Can the reborn Sacramento Knights give soccer a foothold in Sacramento, let alone America?

Knights forward Rodrigo Chavez juggles the ball during a recent practice.

Knights forward Rodrigo Chavez juggles the ball during a recent practice.

Photo By Loren Reed

There is virtually no limit to the room that Americans have in their lives for sports. Entire television networks exist to maintain the demand for coverage of sports of all varieties: strong-man competitions, mountain biking, fishing, pool and full- contact poker.

So, why not soccer?

The most beloved game in the world is the most spurned and chastised sport in the United States. Americans like their sports unrefined, obnoxious, brutal and abrasive. Americans are a knockout-punching, body-checking, home-run-trotting, slam-dunking, touchdown-dancing lot, and soccer is none of these things.

That’s something the Sacramento Knights are hoping to change. And with the emergence of the Men’s Premiere Soccer League (MPSL), they might just do it.

At least here in Sacramento.

If the team’s moniker rings a bell, it should. Formerly of the World Indoor Soccer League, the Knights were usurped from their home at Arco Arena by higher-ranking royalty—the WNBA’s Sacramento Monarchs. Though the Knights had been around longer and were owned by the Maloofs, the team, even with its loyal following, could not draw in quite the same manner as the women’s-basketball phenoms could.

Elsewhere in the soccer world, the U.S. women’s national team was busy winning the World Cup, and the San Jose Earthquakes emerged as a Major League Soccer powerhouse, fueling the thirst for a professional-quality outlet for Valley soccer enthusiasts.

Enter the MPSL. Initially a regional league consisting of teams from the western United States, the MPSL has added six new teams for this season and is poised to go nationwide in the coming years.

One of those expansion franchises was awarded to the Sacramento Knights’ new owner, J.R. Gholar. Involved with local soccer for three decades, Gholar was anxious to create an identity for his new club that the community could grasp quickly. Seeing the dormant Knights name, Gholar approached the Maloofs about adopting the mascot for his new outdoor franchise. Next, he secured Cosumnes River College as a home field.

According to San Jose Earthquakes General Manager Alexi Lalas, the Knights have addressed one major obstacle facing all American soccer teams, which is to find a suitable facility.

“The key is to make it as intimate as possible, so that people can feel like they’re part of the action and really appreciate the skills of the players on the field,” Lalas said.

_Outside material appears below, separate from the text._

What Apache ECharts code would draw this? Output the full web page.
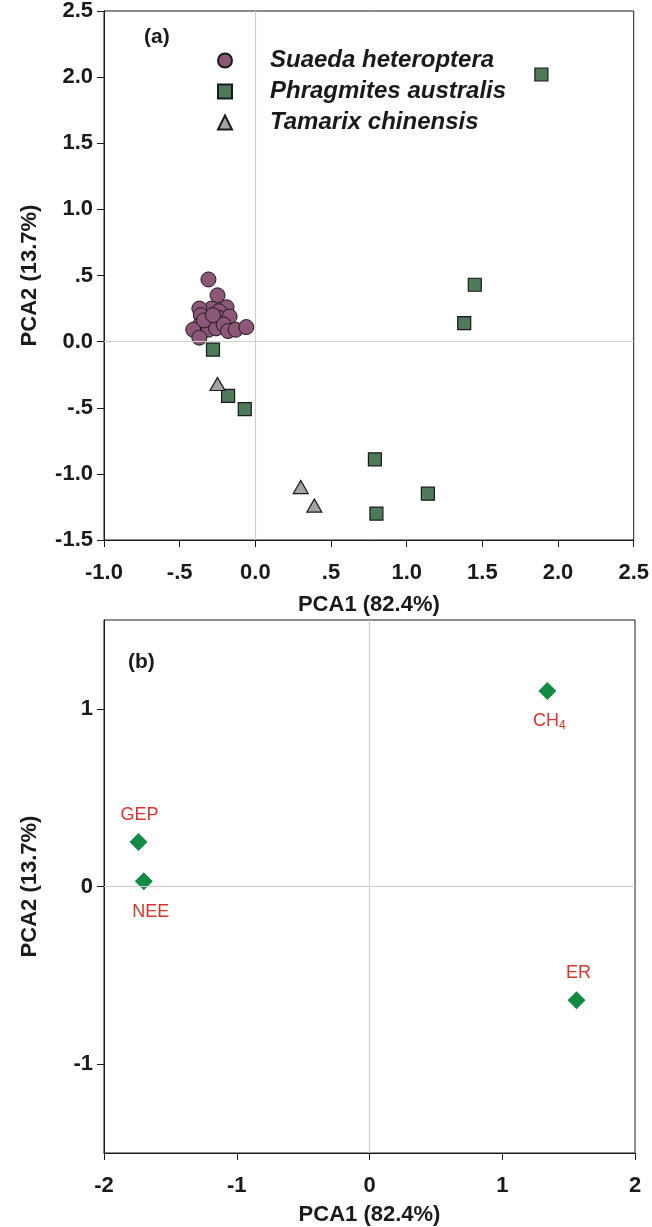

The Knights have, in effect, “built it.” Now the trick is to ensure “they will come.”

Like a garage band stapling posters to telephone poles around town, Gholar and his partners spread out across the Valley, from El Dorado Hills to Fairfield, hitting youth-soccer events in every crevice, handing out hundreds of thousands of fliers announcing the rebirth of the Knights.

“I wanted to energize our enthusiastic, hard-core fan base first,” said Gholar, “to build a solid foundation. What the hard-core fan will do then is bring their neighbor, or the guy at work, and we build from there.”

Despite the fate of their indoor predecessors, the outdoor Knights (who play their first season game in Sonoma on April 17 and then take on the Arizona Sahuaros here in Sacramento on April 24) are counting on the league structure of the MPSL to help them stay the course.

The MPSL’s own role model is the Women’s Premiere Soccer League (WPSL), which existed long before the men’s league and already has gone through the bumps and hurdles any new league faces.

“[WPSL] was cohesive enough to bring the men’s league into existence,” said Jerry Zanelli, commissioner of both the WPSL and MPSL. In fact, one of two Sacramento-area WPSL teams, the California Storm, is in its second decade of existence. (The Storm play a pre-season doubleheader April 10 at the University of California, Davis.) The WPSL has emerged as the foremost women’s league in the nation and is now home to several World Cup players.

It might be some time before the men’s league can boast a similar claim. For now, the Knights are happy to be back and are satisfied that Sacramento, a feverishly supportive sports town, will get behind the club fully.

“The Knights are in a good situation, having some semblance of the old indoor team, which had a good reputation,” said Zanelli. “They’ll do well in the league.”

In the first eight weeks of their existence, the new Knights had more than 21,000 hits on their Web site (www.sactoknights.com). In fact, Gholar and his staff are having trouble staying on top of the onslaught of e-mails, mail and phone calls.

“To be honest, we’re a little afraid,” said Gholar. “We’re trying to figure out what to do with the people who show up and don’t have seats.”